Stated exercise =
Copy exactly, and only, the lines between the line holding "Write a component" and the line holding "ReferenceLine, XAxis, YAxis", inclusive; skip the pictures.

__________________________________________________

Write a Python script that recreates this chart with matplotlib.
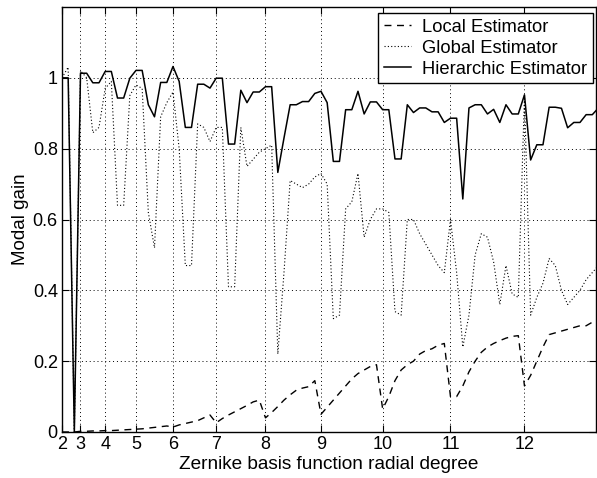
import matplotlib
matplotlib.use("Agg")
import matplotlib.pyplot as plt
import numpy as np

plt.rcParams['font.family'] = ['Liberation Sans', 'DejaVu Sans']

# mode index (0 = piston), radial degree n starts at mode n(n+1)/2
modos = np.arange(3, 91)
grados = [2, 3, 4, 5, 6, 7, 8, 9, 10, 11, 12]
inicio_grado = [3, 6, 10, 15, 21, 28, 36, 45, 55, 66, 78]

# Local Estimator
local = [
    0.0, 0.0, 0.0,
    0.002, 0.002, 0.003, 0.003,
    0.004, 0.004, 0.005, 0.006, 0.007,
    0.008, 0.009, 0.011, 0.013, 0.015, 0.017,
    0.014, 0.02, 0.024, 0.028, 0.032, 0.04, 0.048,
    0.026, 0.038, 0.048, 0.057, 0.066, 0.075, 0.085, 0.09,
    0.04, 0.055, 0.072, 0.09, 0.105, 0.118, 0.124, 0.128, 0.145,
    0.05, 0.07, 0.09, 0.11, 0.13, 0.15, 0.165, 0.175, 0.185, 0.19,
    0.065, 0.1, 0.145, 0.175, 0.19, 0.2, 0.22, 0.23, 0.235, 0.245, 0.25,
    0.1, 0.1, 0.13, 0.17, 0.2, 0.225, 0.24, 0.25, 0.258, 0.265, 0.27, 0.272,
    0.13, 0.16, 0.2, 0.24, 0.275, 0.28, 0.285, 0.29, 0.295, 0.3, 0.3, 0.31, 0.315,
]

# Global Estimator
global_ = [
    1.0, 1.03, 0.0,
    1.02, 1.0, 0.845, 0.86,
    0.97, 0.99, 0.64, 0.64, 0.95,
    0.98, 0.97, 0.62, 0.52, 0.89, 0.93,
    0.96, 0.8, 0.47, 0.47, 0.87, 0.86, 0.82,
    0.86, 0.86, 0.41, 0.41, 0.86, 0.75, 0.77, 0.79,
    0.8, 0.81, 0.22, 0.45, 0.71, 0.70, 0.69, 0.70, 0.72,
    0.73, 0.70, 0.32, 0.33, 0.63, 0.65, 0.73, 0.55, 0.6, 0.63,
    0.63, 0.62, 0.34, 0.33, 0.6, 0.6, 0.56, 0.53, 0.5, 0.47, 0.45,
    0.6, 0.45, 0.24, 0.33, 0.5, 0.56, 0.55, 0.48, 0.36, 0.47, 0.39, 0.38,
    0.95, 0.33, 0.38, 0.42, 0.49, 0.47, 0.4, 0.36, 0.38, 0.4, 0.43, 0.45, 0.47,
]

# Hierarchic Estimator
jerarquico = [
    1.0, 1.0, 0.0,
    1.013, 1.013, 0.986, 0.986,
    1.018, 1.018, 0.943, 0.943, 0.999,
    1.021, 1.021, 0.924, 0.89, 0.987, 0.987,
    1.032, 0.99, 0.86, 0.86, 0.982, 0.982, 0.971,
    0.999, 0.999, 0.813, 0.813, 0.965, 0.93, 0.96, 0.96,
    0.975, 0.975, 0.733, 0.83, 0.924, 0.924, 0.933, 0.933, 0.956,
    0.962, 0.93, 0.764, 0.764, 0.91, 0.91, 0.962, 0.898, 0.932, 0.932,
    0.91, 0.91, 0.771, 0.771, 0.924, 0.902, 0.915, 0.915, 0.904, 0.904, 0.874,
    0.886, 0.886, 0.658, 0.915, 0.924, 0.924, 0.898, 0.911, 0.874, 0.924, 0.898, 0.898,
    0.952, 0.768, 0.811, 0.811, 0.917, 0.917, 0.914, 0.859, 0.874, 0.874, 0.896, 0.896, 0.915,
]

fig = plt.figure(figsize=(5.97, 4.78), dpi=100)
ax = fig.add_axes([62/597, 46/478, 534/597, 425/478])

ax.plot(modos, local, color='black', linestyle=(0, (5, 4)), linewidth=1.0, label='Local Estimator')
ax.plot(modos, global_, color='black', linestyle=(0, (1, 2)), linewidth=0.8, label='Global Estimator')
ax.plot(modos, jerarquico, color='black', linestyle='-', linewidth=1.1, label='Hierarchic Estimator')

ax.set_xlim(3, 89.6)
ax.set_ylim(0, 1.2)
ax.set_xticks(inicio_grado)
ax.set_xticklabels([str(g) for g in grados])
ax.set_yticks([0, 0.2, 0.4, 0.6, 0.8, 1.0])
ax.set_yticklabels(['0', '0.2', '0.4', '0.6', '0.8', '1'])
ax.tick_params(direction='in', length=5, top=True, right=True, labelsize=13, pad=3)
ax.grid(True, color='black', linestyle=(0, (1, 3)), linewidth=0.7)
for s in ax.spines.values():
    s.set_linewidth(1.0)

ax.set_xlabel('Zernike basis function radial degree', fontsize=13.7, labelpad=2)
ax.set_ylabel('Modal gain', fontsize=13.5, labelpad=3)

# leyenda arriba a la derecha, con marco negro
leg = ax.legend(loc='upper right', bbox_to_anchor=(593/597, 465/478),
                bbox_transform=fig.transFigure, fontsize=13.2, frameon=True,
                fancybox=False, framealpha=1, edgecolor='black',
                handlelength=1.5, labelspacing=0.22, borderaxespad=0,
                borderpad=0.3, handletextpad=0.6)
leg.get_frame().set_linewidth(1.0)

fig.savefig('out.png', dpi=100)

__________________________________________________

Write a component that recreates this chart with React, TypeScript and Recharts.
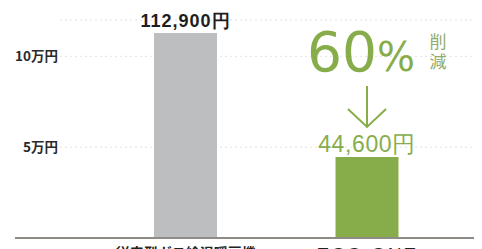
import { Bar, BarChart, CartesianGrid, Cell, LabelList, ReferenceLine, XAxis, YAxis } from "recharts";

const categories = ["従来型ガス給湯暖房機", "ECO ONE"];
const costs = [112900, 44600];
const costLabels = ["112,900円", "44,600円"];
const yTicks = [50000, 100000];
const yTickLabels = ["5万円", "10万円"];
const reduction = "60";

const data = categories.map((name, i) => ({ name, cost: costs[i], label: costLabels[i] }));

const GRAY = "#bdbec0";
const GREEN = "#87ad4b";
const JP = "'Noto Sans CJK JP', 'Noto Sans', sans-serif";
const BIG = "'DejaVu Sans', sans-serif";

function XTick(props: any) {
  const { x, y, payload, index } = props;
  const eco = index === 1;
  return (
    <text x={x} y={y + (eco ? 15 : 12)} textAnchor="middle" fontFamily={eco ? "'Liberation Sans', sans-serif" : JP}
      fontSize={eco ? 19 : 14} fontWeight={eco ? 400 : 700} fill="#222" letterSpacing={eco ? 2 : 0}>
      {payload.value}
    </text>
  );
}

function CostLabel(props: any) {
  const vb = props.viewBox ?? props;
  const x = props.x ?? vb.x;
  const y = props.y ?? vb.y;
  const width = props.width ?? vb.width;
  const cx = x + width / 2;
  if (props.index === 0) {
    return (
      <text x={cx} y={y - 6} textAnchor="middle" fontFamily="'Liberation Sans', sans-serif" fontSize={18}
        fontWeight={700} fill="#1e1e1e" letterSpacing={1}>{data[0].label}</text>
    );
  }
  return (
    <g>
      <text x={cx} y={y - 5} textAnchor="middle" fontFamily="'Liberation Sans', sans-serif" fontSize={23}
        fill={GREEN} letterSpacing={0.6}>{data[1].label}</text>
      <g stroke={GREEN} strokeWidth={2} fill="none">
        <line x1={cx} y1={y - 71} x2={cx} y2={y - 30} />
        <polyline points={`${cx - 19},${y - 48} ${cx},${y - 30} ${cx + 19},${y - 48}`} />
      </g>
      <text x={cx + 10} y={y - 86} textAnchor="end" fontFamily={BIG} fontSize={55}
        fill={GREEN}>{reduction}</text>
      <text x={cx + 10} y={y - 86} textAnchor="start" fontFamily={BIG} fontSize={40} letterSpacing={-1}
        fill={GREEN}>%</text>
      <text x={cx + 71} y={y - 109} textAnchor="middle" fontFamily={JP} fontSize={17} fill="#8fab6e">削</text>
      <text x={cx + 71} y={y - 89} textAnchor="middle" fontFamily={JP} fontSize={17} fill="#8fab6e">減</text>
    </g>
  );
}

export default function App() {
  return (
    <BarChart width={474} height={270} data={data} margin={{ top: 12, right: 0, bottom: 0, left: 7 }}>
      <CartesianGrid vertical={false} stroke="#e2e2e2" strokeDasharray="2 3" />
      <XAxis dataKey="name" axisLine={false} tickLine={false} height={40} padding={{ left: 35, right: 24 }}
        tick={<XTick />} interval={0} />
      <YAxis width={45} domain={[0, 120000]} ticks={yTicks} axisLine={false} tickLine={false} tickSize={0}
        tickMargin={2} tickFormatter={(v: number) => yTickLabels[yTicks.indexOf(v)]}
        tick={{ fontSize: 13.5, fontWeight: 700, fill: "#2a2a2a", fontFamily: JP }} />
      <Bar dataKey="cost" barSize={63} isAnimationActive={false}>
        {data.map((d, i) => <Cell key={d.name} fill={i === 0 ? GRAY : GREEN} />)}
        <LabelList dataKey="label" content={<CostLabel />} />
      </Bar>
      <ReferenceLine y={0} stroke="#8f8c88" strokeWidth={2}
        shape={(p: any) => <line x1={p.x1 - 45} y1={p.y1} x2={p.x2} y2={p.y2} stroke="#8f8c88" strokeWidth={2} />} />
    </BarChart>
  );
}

__________________________________________________

Full output =
Write a component that recreates this chart with React, TypeScript and Recharts.
import { Bar, BarChart, CartesianGrid, Cell, LabelList, ReferenceLine, XAxis, YAxis } from "recharts";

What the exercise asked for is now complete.